Nous voyons que dans les débats du parlement on a plusieurs fois représenté l’abolition de l’hérédité de la pairie comme la cause principale de la décadence et de la chute de l’aristocratie française. Toutefois, et quoi qu’en aient pu dire les plus grands écrivains et orateurs monarchiques à l’époque où ce changement s’accomplit, on peut affirmer que l’institution aristocratique en France était déjà perdue quand on lui enleva le principe héréditaire, et qu’elle avait été mortellement atteinte quand le droit d’ainesse avait été aboli. Avec le partage égal des biens et la division infinie des fortunes, que serait devenue une pairie héréditaire à la seconde génération? Cela est si vrai que la cause première, la cause véritable de cette création d’une pairie viagère qui vient de mettre aux prises en Angleterre la couronne et les lords, a été la question d’argent.
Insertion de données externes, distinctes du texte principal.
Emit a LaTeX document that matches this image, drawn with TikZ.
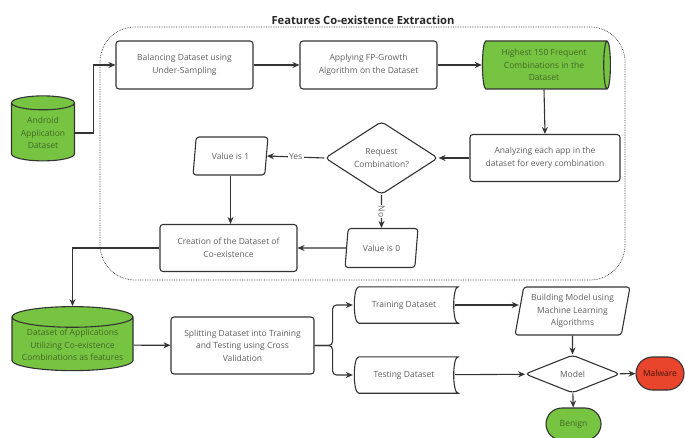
\documentclass[tikz,border=0pt]{standalone}
\usepackage{fontspec}
\setmainfont{Open Sans}
\usetikzlibrary{shapes.geometric,shapes.misc,arrows.meta}
\definecolor{leafgreen}{HTML}{77C443}
\definecolor{alertred}{HTML}{E8452C}
\definecolor{inkgray}{HTML}{333333}
\definecolor{txtgray}{HTML}{5E5E5E}
\definecolor{txtgreen}{HTML}{3E6A24}
\tikzset{
  every node/.style={font=\fontsize{8.5}{12.5}\selectfont, text=txtgray, align=center},
  edge/.style={draw=inkgray, line width=1.1pt},
  arr/.style={edge, -{Stealth[length=7pt,width=6pt]}},
  procbox/.style={edge, rounded corners=3pt, minimum width=137pt, minimum height=48pt, inner sep=2pt},
  datacyl/.style={edge, cylinder, fill=leafgreen, text=txtgreen, shape border rotate=90, aspect=0.2, inner sep=1pt},
  iobox/.style={edge, trapezium, trapezium left angle=78, trapezium right angle=102, trapezium stretches=true, rounded corners=3pt, inner sep=1pt},
  choice/.style={edge, diamond, rounded corners=4pt, inner sep=0pt},
  stored/.style={minimum width=102pt, minimum height=36pt, inner sep=0pt},
  endpill/.style={edge, rounded rectangle, minimum width=50pt, minimum height=33pt, inner sep=1pt}
}
\begin{document}
\begin{tikzpicture}[x=1pt,y=-1pt]
\useasboundingbox (0,0) rectangle (685,438);
\draw[densely dotted, line width=0.7pt, draw=inkgray, rounded corners=35pt] (100,27) rectangle (625,280);
\node[font=\fontsize{11.2}{13}\selectfont\bfseries, text=black!85, anchor=south, inner sep=1pt] (title) at (363,26) {Features Co-existence Extraction};

\node[datacyl, aspect=0.3, minimum width=63pt, minimum height=65pt] (android) at (43,133) {Android\\Application\\Dataset};
\node[procbox] (balance) at (184.5,65) {Balancing Dataset using\\Under-Sampling};
\node[procbox] (fpgrowth) at (368.5,65) {Applying FP-Growth\\Algorithm on the Dataset};
\node[datacyl, shape border rotate=0, minimum width=48pt, minimum height=128pt] (highest) at (544,65) {Highest 150 Frequent\\Combinations in the\\Dataset};
\node[procbox, minimum width=150pt, minimum height=47pt] (analyze) at (545,158) {Analyzing each app in the\\dataset for every combination};
\node[choice, aspect=1.55, minimum width=113pt, minimum height=73pt] (request) at (381.5,158) {Request\\Combination?};
\node[iobox, minimum width=75pt, minimum height=38pt] (valone) at (230.5,156) {Value is 1};
\node[iobox, minimum width=73pt, minimum height=39pt] (valzero) at (381.5,248) {Value is 0};
\node[procbox, minimum height=47pt] (creation) at (228.5,248) {Creation of the Dataset of\\Co-existence};

\node[datacyl, minimum width=121pt, minimum height=64pt] (appdata) at (72.5,345) {Dataset of Applications\\Utilizing Co-existence\\Combinations as features};
\node[procbox, minimum width=143pt, minimum height=57pt] (split) at (242.5,345.5) {Splitting Dataset into Training\\and Testing using Cross\\Validation};
\node[stored] (train) at (404,305) {Training Dataset};
\node[stored] (test) at (404,375) {Testing Dataset};
\node[iobox, minimum width=115pt, minimum height=48pt] (build) at (572.5,311) {Building Model using\\Machine Learning\\Algorithms};
\node[choice, aspect=2.5, minimum width=95pt, minimum height=38pt] (model) at (572.5,374) {Model};
\node[endpill, fill=alertred, text=black!70!alertred] (malware) at (660,373.5) {Malware};
\node[endpill, fill=leafgreen, text=txtgreen, minimum width=57pt, minimum height=32pt] (benign) at (573.5,424) {Benign};

\foreach \n in {train,test}
  \draw[edge] ([xshift=6pt]\n.north west) -- ([xshift=3pt]\n.north east) .. controls ([xshift=-3pt]\n.north east) and ([xshift=-3pt]\n.south east) .. ([xshift=3pt]\n.south east) -- ([xshift=6pt]\n.south west) .. controls (\n.south west) and (\n.north west) .. cycle;

\draw[arr] (android.east) -- ++(18,0) |- (balance.west);
\draw[arr] (balance) -- (fpgrowth);
\draw[arr] (fpgrowth) -- (highest);
\draw[arr] (highest.south) -- (analyze.north);
\draw[arr] (analyze) -- (request);
\draw[arr] (request.west) -- node[fill=white, inner sep=1.5pt] {Yes} (valone.east);
\draw[arr] (request.south) -- node[fill=white, inner sep=1pt, rotate=-90] {No} (valzero.north);
\draw[arr] (valone.south) -- (valone.south |- creation.north);
\draw[arr] (valzero) -- (creation);
\draw[arr] (creation.west) -| (appdata.north);
\draw[arr] (appdata) -- (split);
\draw[arr, rounded corners=4pt] (split.east) -- ++(18,0) |- (train.west);
\draw[arr, rounded corners=4pt] (split.east) -- ++(18,0) |- (test.west);
\draw[arr] (train.east) -- (train.east -| build.west);
\draw[arr] (build) -- (model);
\draw[arr] (test) -- (model);
\draw[arr] (model) -- (malware);
\draw[arr] (model) -- (benign);
\end{tikzpicture}
\end{document}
Le nouveau pair nommé par la reine, pour sa vie durant, était sir James Parke, le chef d’une des grandes cours du royaume. Sa nomination avait pour but de renforcer dans la chambre des lords l’élément judiciaire, dont l’insuffisance était notoire. Des adjonctions de ce genre étaient réclamées depuis longtemps; mais comme il y a rarement des juges ou des légistes ayant leur fortune faite et assez riches pour fonder des majorais et les transmettre à leurs enfans, le cercle des nominations se trouvait assez restreint. Le gouvernement avait cru trouver une solution à cette difficulté en conférant à des juges une pairie sans titre héréditaire, et c’est de là qu’est née toute cette controverse.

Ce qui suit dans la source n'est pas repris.